In this exercise, return the whole listing exactly, excluding any images.

— Begin Collected material —

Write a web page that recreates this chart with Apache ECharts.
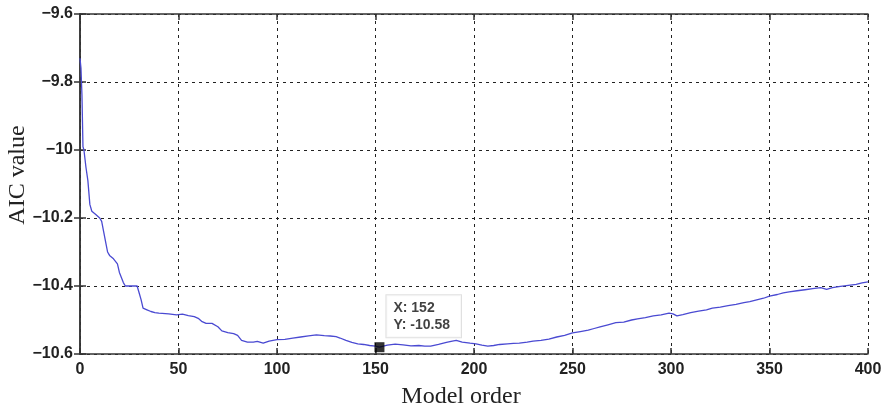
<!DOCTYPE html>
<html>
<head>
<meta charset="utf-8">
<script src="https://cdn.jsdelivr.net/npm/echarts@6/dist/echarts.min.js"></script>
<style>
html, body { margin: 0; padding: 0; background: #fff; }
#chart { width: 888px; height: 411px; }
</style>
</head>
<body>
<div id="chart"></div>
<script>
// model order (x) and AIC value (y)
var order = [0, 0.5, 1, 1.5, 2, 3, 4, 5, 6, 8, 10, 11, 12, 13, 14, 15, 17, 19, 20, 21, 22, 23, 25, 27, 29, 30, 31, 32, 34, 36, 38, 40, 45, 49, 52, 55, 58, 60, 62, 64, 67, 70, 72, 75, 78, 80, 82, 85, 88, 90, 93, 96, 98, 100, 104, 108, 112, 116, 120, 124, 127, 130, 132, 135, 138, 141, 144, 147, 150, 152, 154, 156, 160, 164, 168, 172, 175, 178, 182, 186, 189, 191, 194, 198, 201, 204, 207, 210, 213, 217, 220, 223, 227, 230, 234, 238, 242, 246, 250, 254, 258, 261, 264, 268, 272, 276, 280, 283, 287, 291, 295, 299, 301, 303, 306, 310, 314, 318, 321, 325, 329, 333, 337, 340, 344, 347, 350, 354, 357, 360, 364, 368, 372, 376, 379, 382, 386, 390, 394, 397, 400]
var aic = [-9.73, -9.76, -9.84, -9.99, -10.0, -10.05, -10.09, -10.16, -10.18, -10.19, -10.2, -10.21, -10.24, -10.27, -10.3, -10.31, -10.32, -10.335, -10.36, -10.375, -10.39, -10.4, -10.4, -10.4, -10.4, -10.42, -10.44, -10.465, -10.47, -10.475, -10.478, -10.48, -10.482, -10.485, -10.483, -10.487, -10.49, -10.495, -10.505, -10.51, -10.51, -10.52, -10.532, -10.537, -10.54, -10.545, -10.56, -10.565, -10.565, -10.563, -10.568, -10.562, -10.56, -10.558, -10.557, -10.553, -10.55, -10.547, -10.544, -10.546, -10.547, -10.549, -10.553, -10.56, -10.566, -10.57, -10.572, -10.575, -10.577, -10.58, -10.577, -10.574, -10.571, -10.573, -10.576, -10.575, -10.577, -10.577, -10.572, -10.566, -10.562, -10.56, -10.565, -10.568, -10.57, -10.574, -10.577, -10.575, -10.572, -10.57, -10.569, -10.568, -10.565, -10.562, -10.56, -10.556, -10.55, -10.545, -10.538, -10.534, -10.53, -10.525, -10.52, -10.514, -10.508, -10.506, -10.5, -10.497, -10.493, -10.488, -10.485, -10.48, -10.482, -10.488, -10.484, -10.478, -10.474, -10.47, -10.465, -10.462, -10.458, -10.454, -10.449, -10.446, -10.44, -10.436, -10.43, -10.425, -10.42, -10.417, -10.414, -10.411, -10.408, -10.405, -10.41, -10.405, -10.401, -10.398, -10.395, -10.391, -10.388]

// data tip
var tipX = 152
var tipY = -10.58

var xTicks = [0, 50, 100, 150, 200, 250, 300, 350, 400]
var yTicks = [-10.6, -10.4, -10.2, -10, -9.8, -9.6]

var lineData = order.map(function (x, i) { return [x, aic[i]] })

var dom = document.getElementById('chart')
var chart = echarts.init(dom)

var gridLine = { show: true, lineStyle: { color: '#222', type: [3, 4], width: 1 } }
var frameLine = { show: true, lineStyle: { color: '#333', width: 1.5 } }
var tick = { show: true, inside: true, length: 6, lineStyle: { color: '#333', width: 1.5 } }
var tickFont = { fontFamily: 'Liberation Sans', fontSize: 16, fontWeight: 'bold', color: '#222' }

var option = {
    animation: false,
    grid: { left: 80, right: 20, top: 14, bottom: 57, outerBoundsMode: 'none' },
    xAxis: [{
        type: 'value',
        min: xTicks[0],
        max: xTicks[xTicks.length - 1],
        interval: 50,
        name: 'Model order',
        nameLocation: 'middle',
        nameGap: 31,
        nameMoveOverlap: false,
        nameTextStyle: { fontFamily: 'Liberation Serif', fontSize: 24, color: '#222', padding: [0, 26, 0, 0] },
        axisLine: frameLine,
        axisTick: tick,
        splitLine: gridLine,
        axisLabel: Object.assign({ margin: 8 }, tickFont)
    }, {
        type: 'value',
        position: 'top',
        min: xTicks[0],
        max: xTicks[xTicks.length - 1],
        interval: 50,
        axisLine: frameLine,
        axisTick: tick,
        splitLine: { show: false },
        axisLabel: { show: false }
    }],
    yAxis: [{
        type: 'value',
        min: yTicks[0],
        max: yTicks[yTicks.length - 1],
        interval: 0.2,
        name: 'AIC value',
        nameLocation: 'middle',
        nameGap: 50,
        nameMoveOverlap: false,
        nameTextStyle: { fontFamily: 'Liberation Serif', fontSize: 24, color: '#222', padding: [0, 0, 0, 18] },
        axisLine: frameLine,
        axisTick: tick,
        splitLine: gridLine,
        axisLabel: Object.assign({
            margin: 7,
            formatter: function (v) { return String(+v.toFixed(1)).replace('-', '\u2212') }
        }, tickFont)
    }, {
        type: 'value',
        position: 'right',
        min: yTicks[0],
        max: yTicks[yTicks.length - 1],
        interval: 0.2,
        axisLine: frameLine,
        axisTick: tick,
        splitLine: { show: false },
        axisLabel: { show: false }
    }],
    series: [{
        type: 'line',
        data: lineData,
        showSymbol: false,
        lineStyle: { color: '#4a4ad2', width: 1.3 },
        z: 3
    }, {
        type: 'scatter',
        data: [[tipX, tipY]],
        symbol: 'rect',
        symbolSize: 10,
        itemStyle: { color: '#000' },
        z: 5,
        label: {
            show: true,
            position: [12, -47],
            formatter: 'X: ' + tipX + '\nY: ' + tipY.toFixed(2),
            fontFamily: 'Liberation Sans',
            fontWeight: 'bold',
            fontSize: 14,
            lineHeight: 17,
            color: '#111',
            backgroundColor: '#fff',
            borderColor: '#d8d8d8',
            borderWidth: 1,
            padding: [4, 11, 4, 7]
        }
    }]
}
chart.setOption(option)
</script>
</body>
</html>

— End Collected material —

— Result of the task —
Write a web page that recreates this chart with Apache ECharts.
<!DOCTYPE html>
<html>
<head>
<meta charset="utf-8">
<script src="https://cdn.jsdelivr.net/npm/echarts@6/dist/echarts.min.js"></script>
<style>
html, body { margin: 0; padding: 0; background: #fff; }
#chart { width: 888px; height: 411px; }
</style>
</head>
<body>
<div id="chart"></div>
<script>
// model order (x) and AIC value (y)
var order = [0, 0.5, 1, 1.5, 2, 3, 4, 5, 6, 8, 10, 11, 12, 13, 14, 15, 17, 19, 20, 21, 22, 23, 25, 27, 29, 30, 31, 32, 34, 36, 38, 40, 45, 49, 52, 55, 58, 60, 62, 64, 67, 70, 72, 75, 78, 80, 82, 85, 88, 90, 93, 96, 98, 100, 104, 108, 112, 116, 120, 124, 127, 130, 132, 135, 138, 141, 144, 147, 150, 152, 154, 156, 160, 164, 168, 172, 175, 178, 182, 186, 189, 191, 194, 198, 201, 204, 207, 210, 213, 217, 220, 223, 227, 230, 234, 238, 242, 246, 250, 254, 258, 261, 264, 268, 272, 276, 280, 283, 287, 291, 295, 299, 301, 303, 306, 310, 314, 318, 321, 325, 329, 333, 337, 340, 344, 347, 350, 354, 357, 360, 364, 368, 372, 376, 379, 382, 386, 390, 394, 397, 400]
var aic = [-9.73, -9.76, -9.84, -9.99, -10.0, -10.05, -10.09, -10.16, -10.18, -10.19, -10.2, -10.21, -10.24, -10.27, -10.3, -10.31, -10.32, -10.335, -10.36, -10.375, -10.39, -10.4, -10.4, -10.4, -10.4, -10.42, -10.44, -10.465, -10.47, -10.475, -10.478, -10.48, -10.482, -10.485, -10.483, -10.487, -10.49, -10.495, -10.505, -10.51, -10.51, -10.52, -10.532, -10.537, -10.54, -10.545, -10.56, -10.565, -10.565, -10.563, -10.568, -10.562, -10.56, -10.558, -10.557, -10.553, -10.55, -10.547, -10.544, -10.546, -10.547, -10.549, -10.553, -10.56, -10.566, -10.57, -10.572, -10.575, -10.577, -10.58, -10.577, -10.574, -10.571, -10.573, -10.576, -10.575, -10.577, -10.577, -10.572, -10.566, -10.562, -10.56, -10.565, -10.568, -10.57, -10.574, -10.577, -10.575, -10.572, -10.57, -10.569, -10.568, -10.565, -10.562, -10.56, -10.556, -10.55, -10.545, -10.538, -10.534, -10.53, -10.525, -10.52, -10.514, -10.508, -10.506, -10.5, -10.497, -10.493, -10.488, -10.485, -10.48, -10.482, -10.488, -10.484, -10.478, -10.474, -10.47, -10.465, -10.462, -10.458, -10.454, -10.449, -10.446, -10.44, -10.436, -10.43, -10.425, -10.42, -10.417, -10.414, -10.411, -10.408, -10.405, -10.41, -10.405, -10.401, -10.398, -10.395, -10.391, -10.388]

// data tip
var tipX = 152
var tipY = -10.58

var xTicks = [0, 50, 100, 150, 200, 250, 300, 350, 400]
var yTicks = [-10.6, -10.4, -10.2, -10, -9.8, -9.6]

var lineData = order.map(function (x, i) { return [x, aic[i]] })

var dom = document.getElementById('chart')
var chart = echarts.init(dom)

var gridLine = { show: true, lineStyle: { color: '#222', type: [3, 4], width: 1 } }
var frameLine = { show: true, lineStyle: { color: '#333', width: 1.5 } }
var tick = { show: true, inside: true, length: 6, lineStyle: { color: '#333', width: 1.5 } }
var tickFont = { fontFamily: 'Liberation Sans', fontSize: 16, fontWeight: 'bold', color: '#222' }

var option = {
    animation: false,
    grid: { left: 80, right: 20, top: 14, bottom: 57, outerBoundsMode: 'none' },
    xAxis: [{
        type: 'value',
        min: xTicks[0],
        max: xTicks[xTicks.length - 1],
        interval: 50,
        name: 'Model order',
        nameLocation: 'middle',
        nameGap: 31,
        nameMoveOverlap: false,
        nameTextStyle: { fontFamily: 'Liberation Serif', fontSize: 24, color: '#222', padding: [0, 26, 0, 0] },
        axisLine: frameLine,
        axisTick: tick,
        splitLine: gridLine,
        axisLabel: Object.assign({ margin: 8 }, tickFont)
    }, {
        type: 'value',
        position: 'top',
        min: xTicks[0],
        max: xTicks[xTicks.length - 1],
        interval: 50,
        axisLine: frameLine,
        axisTick: tick,
        splitLine: { show: false },
        axisLabel: { show: false }
    }],
    yAxis: [{
        type: 'value',
        min: yTicks[0],
        max: yTicks[yTicks.length - 1],
        interval: 0.2,
        name: 'AIC value',
        nameLocation: 'middle',
        nameGap: 50,
        nameMoveOverlap: false,
        nameTextStyle: { fontFamily: 'Liberation Serif', fontSize: 24, color: '#222', padding: [0, 0, 0, 18] },
        axisLine: frameLine,
        axisTick: tick,
        splitLine: gridLine,
        axisLabel: Object.assign({
            margin: 7,
            formatter: function (v) { return String(+v.toFixed(1)).replace('-', '\u2212') }
        }, tickFont)
    }, {
        type: 'value',
        position: 'right',
        min: yTicks[0],
        max: yTicks[yTicks.length - 1],
        interval: 0.2,
        axisLine: frameLine,
        axisTick: tick,
        splitLine: { show: false },
        axisLabel: { show: false }
    }],
    series: [{
        type: 'line',
        data: lineData,
        showSymbol: false,
        lineStyle: { color: '#4a4ad2', width: 1.3 },
        z: 3
    }, {
        type: 'scatter',
        data: [[tipX, tipY]],
        symbol: 'rect',
        symbolSize: 10,
        itemStyle: { color: '#000' },
        z: 5,
        label: {
            show: true,
            position: [12, -47],
            formatter: 'X: ' + tipX + '\nY: ' + tipY.toFixed(2),
            fontFamily: 'Liberation Sans',
            fontWeight: 'bold',
            fontSize: 14,
            lineHeight: 17,
            color: '#111',
            backgroundColor: '#fff',
            borderColor: '#d8d8d8',
            borderWidth: 1,
            padding: [4, 11, 4, 7]
        }
    }]
}
chart.setOption(option)
</script>
</body>
</html>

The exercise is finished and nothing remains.